The blueberries released quite a bit of extra liquid when they burst, which I was a little worried about. However, they still seemed to turn out well. Despite not being the prettiest scones, they had a nice texture. Although the distribution of blueberries wasn’t the best.

Batch 2: Blueberries, then liquid

scone attempt 2 - collage of images showing the dough, mixing in the blueberries and the final baked version

After realizing I couldn’t just casually fold the blueberries in to such a thick dough, I decided to try the other method of stirring the blueberries in with the dry ingredients, and then adding the liquid.

This went really well at first. I mixed up the dough with ease and the blueberries didn’t bleed everywhere. Shaping the dough was tricky though. As I pressed the dough into a disc shape, many of the blueberries burst, resulting in more purple dough.

Overall, this mixing method worked much better. The dough still ended up somewhat purple, but the distribution of blueberries was much better, and the scones baked up very nice and even.

Batch 3: Liquid, then blueberries – round 2!

scone attempt 3 - collage of images showing the dough, mixing in the blueberries and the final baked version

For my final attempt, I decided to try the first method again (liquid first, followed by blueberries), but with a different technique for incorporating the berries into the dough.

This time, I mixed the dough together, then pressed it out flat on the counter. I sprinkled a few blueberries on top, and folded the dough in half, enclosing the blueberries within the dough.

I pressed the dough out thin again, sprinkled on some more blueberries on top, and folded the dough over another time. I did this three or four times in total, and then shaped the dough into a disc.

Like with the first batch, the blueberries didn’t seem to want to incorporate into the dough.
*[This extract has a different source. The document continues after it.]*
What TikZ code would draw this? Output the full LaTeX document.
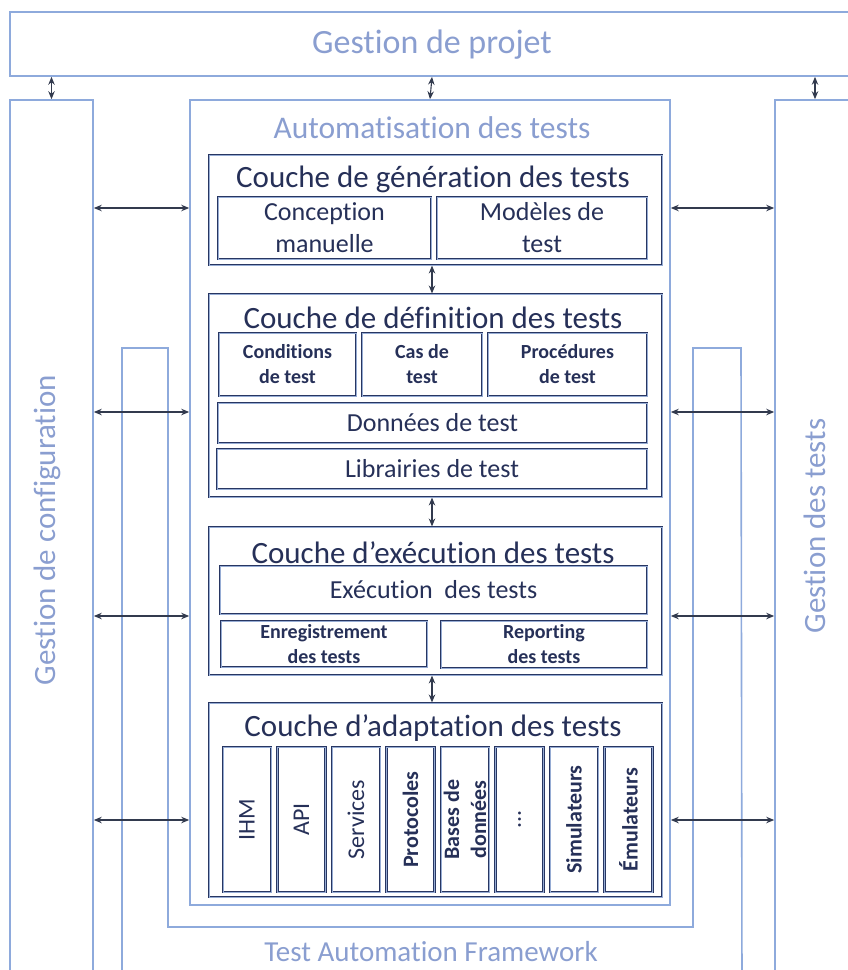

They kept trying to pop out and roll around. Again, I had to poke holes into the top with my finger, and stick the rogue blueberries back in place.

This technique resulted in the “cleanest” looking, non-purple dough, but the distribution of blueberries was not very good, and the scones baked up unevenly.

The Fresh Comparison

scone attempt 4 - collage of images showing the dough, mixing in the blueberries and the final baked version

After making the three batches with frozen berries, I decided  to pick the technique that seemed to work the best (attempt #2) and try it with fresh blueberries to see if it was easier. Short answer? Yea, it was way easier.

Adding the blueberries to the dry mixture first, and then adding the liquid, helped incorporate the berries nicely throughout the dough. I still had a few of them burst while I was pressing and shaping the disc, but not nearly as many as the frozen berries. The dough ended up being a lot less purple and the scones baked up nice and even.

Additional Things to Note

After trying these scones out several times, here are a few other tips and tricks that are worth noting:

  • Keep Your Ingredients Cold: Cold butter. Cold cream. Cold berries. Cold everything. You want the butter to only start melting when it gets into the oven and not before. This is what makes scones tender and flaky.
  • Work Fast: This ties in with keeping everything cold. The longer you mess about, the more time your dough has to warm up. Work quickly and don’t dawdle. Make sure you have your oven pre-heated and your baking sheet ready before you start mixing everything up.
  • Don’t Overmix: Avoid mixing the dough more than you absolutely have to. The more you mix, the tougher your scones become. As soon as your dough is holding together, stop mixing and shaping.
  • Stop Worrying: If you’re using frozen berries, your dough is going to turn purple. It’s just a fact of life. Should you worry about it? No, not at all. In fact, celebrate it! Who wouldn’t want to eat a beautiful purple scone? If you do find someone, tell them to bugger off, and stop being friends with them immediately. Your scones will still be delicious, regardless of their opinion.

Blueberry Lemon Scones

Prep Time10 minutes
Cook Time20 minutes
Total Time30 minutes
Servings: 8


  • 2 cups all-purpose flour
  • 1/3 cup sugar
  • 1 tbsp baking powder
  • 1 tbsp lemon zest
  • 1/2 cup very cold butter
  • 1 cup blueberries (fresh or frozen)
  • 1 tsp vanilla
  • 1 cup whipping cream

Lemon Glaze

  • 1/2 cup icing sugar
  • 1-2 tbsp lemon juice


  • Pre-heat your oven to 400°F, and line a baking sheet with parchment paper. 
  • In a large bowl, whisk together flour, sugar, baking powder and lemon zest.
  • Use a pastry blender to cut the butter into the flour until the mixture resembles course crumbs.
  • Stir in the blueberries.
  • Pour in the cream and vanilla. Use a fork to stir the mixture, taking care not to crush the blueberries. It should start to form a dough. Keep stirring until you've incorporated as much of the flour as you can (you'll still have some crumbly flour bits).
  • Turn the mixture out onto a clean, flat surface. It will be quite crumbly to start. Gather all the crumbs and dough together and gentle press it into a rough disc shape, about an inch thick. 
  • Slide a pastry scraper under the dough and use it to fold the dough in half. Press the mixture down into a disc shape again. Repeat the folding process a few times until the crumbs have been incorporated and the dough holds together. Try not to overwork the dough too much.
  • Once your dough is holding together in a nice disc shape, cut it into 8 triangles and place on your parchment lined baking sheet 2-3 inches apart. Bake for 20-25 minutes until the tops are golden brown.

Make the Glaze

  • Add lemon juice to icing sugar and stir until well combined. Start with 1 tbsp of lemon juice, and add a little more as needed. Your glaze should be just runny enough that you can drizzle it with a spoon onto your scones.